A shareholder rights plan, also known as a “poison pill”, is one of the most effective defense tactics available to publicly traded corporations. A poison pill is designed to make the transaction being pursued by a hostile bidder extremely unattractive from an economic perspective, compelling the bidder to negotiate with the target’s Board of Directors.
Generally, a poison pill issues rights to all existing shareholders, with the exception of the hostile suitor, to acquire stock of the target (or of the aggressor upon a subsequent merger) at prices significantly below market. These rights are triggered by certain specified events, such as the announcement of a cash tender offer or the acquisition by an outsider of a specified percentage of the target’s shares. Thus, a poison pill is effective because it dilutes the economic interest of the hostile suitor in the target, making the transaction both economically unattractive and impractical if pursued on a hostile basis.
Mechanics of a Rights Plan
A typical rights plan follows a distinct sequence: adoption, distribution (if triggered), redemption, and expiration. Adoption of the plan only requires a vote by the Board of Directors. Typically, the Board approves an issue of one right for each outstanding share of its common stock. Once approved, each right entitles the holder, upon occurrence of certain events, to purchase common or participating preferred stock of the company (“flip-in”) or common stock of the acquirer (“flip-over”) at a predetermined exercise price. The rights initially are attached to and trade with the company’s common stock. Currently, the most widely used poison pills are “call plans” that combine the following features:
- “Flip-In” of Right to Purchase Additional Shares of the Company – Upon the acquisition of a specified percentage (generally 10-20% of the company’s outstanding common stock), each right, excluding those held by the acquirer, entitles its holder, upon payment of the exercise price, to acquire shares of the company’s common stock or participating preferred stock having a market value, on the date of the transaction, equal to some multiple (generally 2x) of the right’s exercise price.

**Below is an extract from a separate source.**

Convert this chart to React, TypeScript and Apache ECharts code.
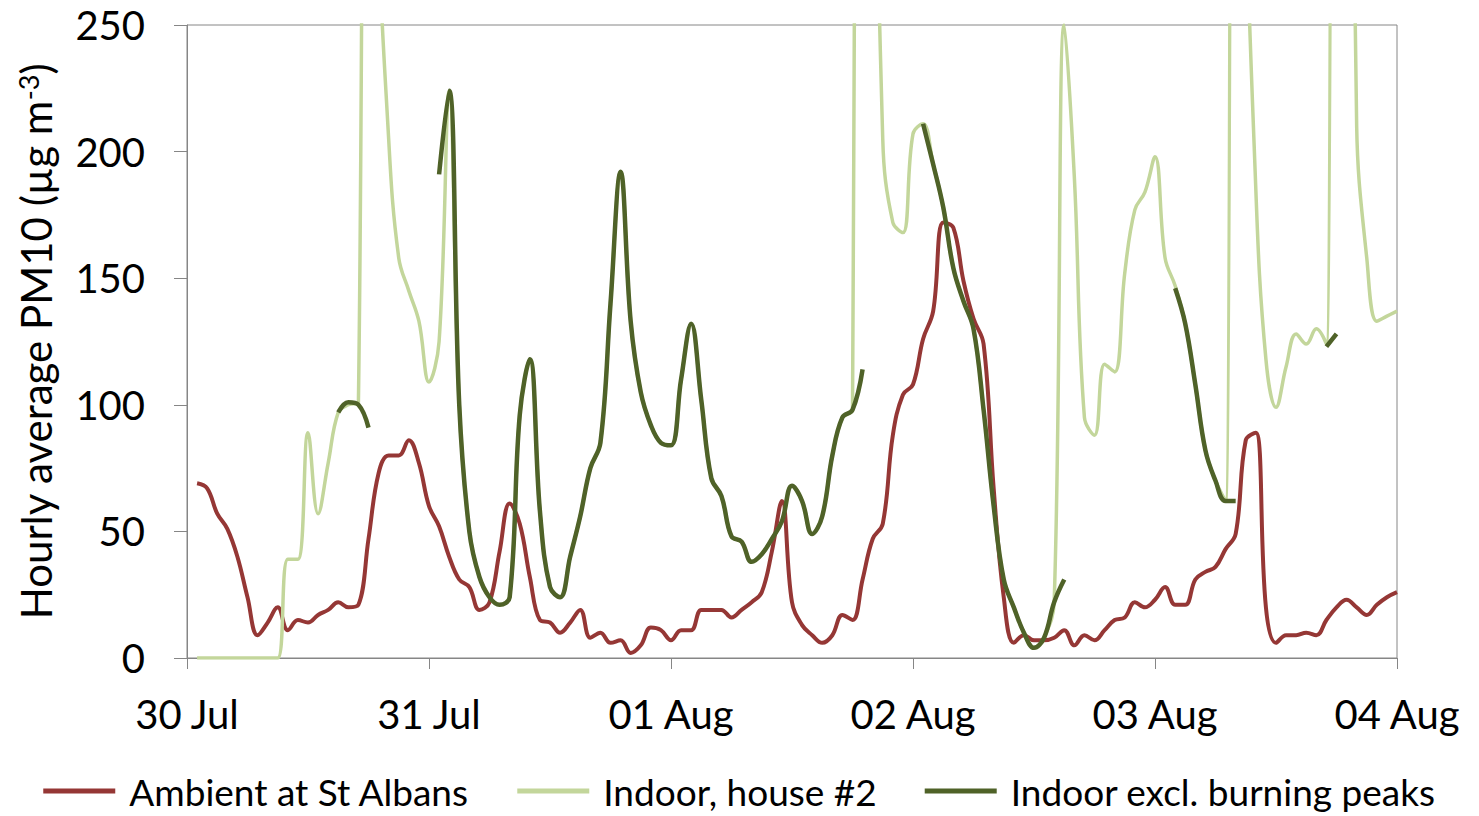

- “Flip-Over” of Right to Acquire Shares of the Acquirer – Upon a merger, consolidation (in which the company’s common stock is changed or exchanged) or sale of at least some stated percentage (usually 50%) of the company’s assets or earning power, each right, excluding those held by the acquirer, entitles its holder, upon payment of the exercise price, to acquire shares of the acquirer having a market value on the date of the merger, consolidation, or sale equal to some multiple (generally 2x) the right’s exercise price.
Determining the Exercise Price
The exercise price is set by the Board with the help of its financial advisors. The setting of the exercise price is designed to neither put a transaction value on the company nor reflect an appropriate acquisition price. Rather, the exercise price is determined by estimating the long-term trading value of the company’s common stock during the life of the rights plan. Usually, the exercise price is in the range of 3-5x the company’s current stock price at the time of adoption, though multiples have risen recently due to generally depressed stock prices. The exercise price as a multiple of the company’s stock price is higher for companies with high growth potential or companies where current operating performance is depressed, and it is lower for more established companies in mature industries. The development of an exercise price should not be based on the average of other companies’ rights plans but, rather, on the characteristics of the company itself.
General Terms of “Call Plans”
- Amendment – The rights plan may be amended or supplemented without the approval of any holders of the rights, so long as they are redeemable and, thereafter, if the holders of the rights are not adversely affected.
- Distribution – One right is distributed as a dividend on each outstanding share of common stock.
- Distribution of Rights (“Distribution Date”) – Rights are distributed upon (i) a number of days (typically ten) following the date the Board becomes aware that an individual or group has acquired beneficial ownership of at least some stated percentage (usually 10-20%) of the company’s common stock or (ii) a number of days (typically ten business days) following the commencement of a tender or exchange offer for at least some stated percentage (usually 10-20%) of the company’s outstanding shares of common stock.
- Exchange – A Board may elect to have a “cashless” exchange of one right for one share of common stock or a “spread”.
- Exercise Price – Usually 300-500% of the current market value of the company’s common stock; exercise price is based on the potential long-term value of the company’s common stock during the term of the rights.
- Redemption – Rights are redeemable at a nominal price (usually between $0.01 and $0.05 per right) at the option of the company prior to an acquirer gaining control or the expiration of a “window period” (typically 10 days) thereafter.
- Share Purchase Right – Each right, after becoming exercisable, entitles its holder to purchase a unit consisting of some fraction of a share or participating preferred stock or a share of common stock of the company at the exercise price.
- Term – Rights expire at some stated time after issuance (usually 10 years).
- Transferability – Rights are not detachable from the company’s common stock until the distribution date; after the rights detach, separate rights certificates are issued and the rights trade separately from the company’s common stock.
- Voting – Rights have no voting power.